Toward a Whole-Cell Model of Human Embryonic Stem Cells: A Composable Model of Metabolism Built on a Scalable Framework for Integrating Multiple Pathway Submodels

Stem cell behaviors such as self-renewal and differentiation result from complex interactions among signaling, gene regulation, metabolism, and other pathways. To understand how these pathways collectively determine cell behavior, we aim to develop the first whole-cell computational model of a human cell, focusing on the well-characterized H1 human embryonic stem cell (hESC) line.

Our approach is to build and integrate submodels of each pathway. To begin, we have developed a scalable framework for integrating multiple pathway submodels and built a genome-scale submodel of single-cell metabolism.

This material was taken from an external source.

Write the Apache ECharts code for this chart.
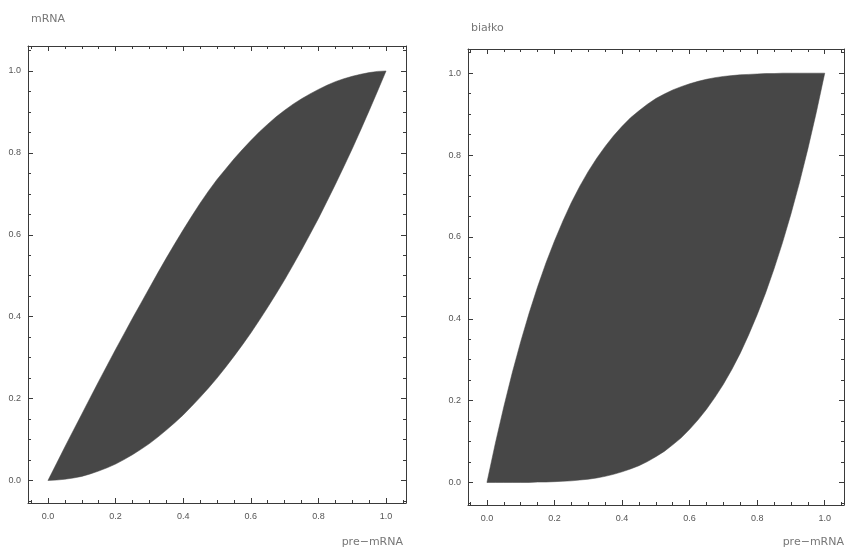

The integration framework consists of state variables that represent the instantaneous configuration of a cell such as its mass, volume, and composition including the abundance and compartmental location of each molecular component. We developed the initial conditions for the framework by integrating extensive data including the DNA sequence of H1-hESCs; the location of each transcript, exon, and protein lifted from the hg19 reference; protein-complex compositions; macromolecular contents; small-metabolite concentrations; RNA expression; protein abundances; and the stoichiometry, catalysis, rate law, and kinetic data of each reaction.

We built the metabolism submodel by: (1) expanding Recon 2.2 to produce and recycle the metabolites that are needed and generated by other pathways, respectively; (2) refining the submodel for integration into a stochastic dynamical model of individual cells; and (3) using multi-omics and biochemical data to contextualize the submodel to represent H1-hESCs. The metabolism submodel correctly predicts the essentiality of 97% of metabolism-associated genes in hESCs. 87.5% of the false negative have non-metabolic functions, highlighting the need for integrated models that describe multiple pathways.

Going forward, we will create submodels of other pathways, integrate the submodels, and use the integrated model to investigate stem cell self-renewal. Ultimately, we believe whole-cell models have the potential to transform basic science and medicine through unprecedented in silico experiments personalized to each patient.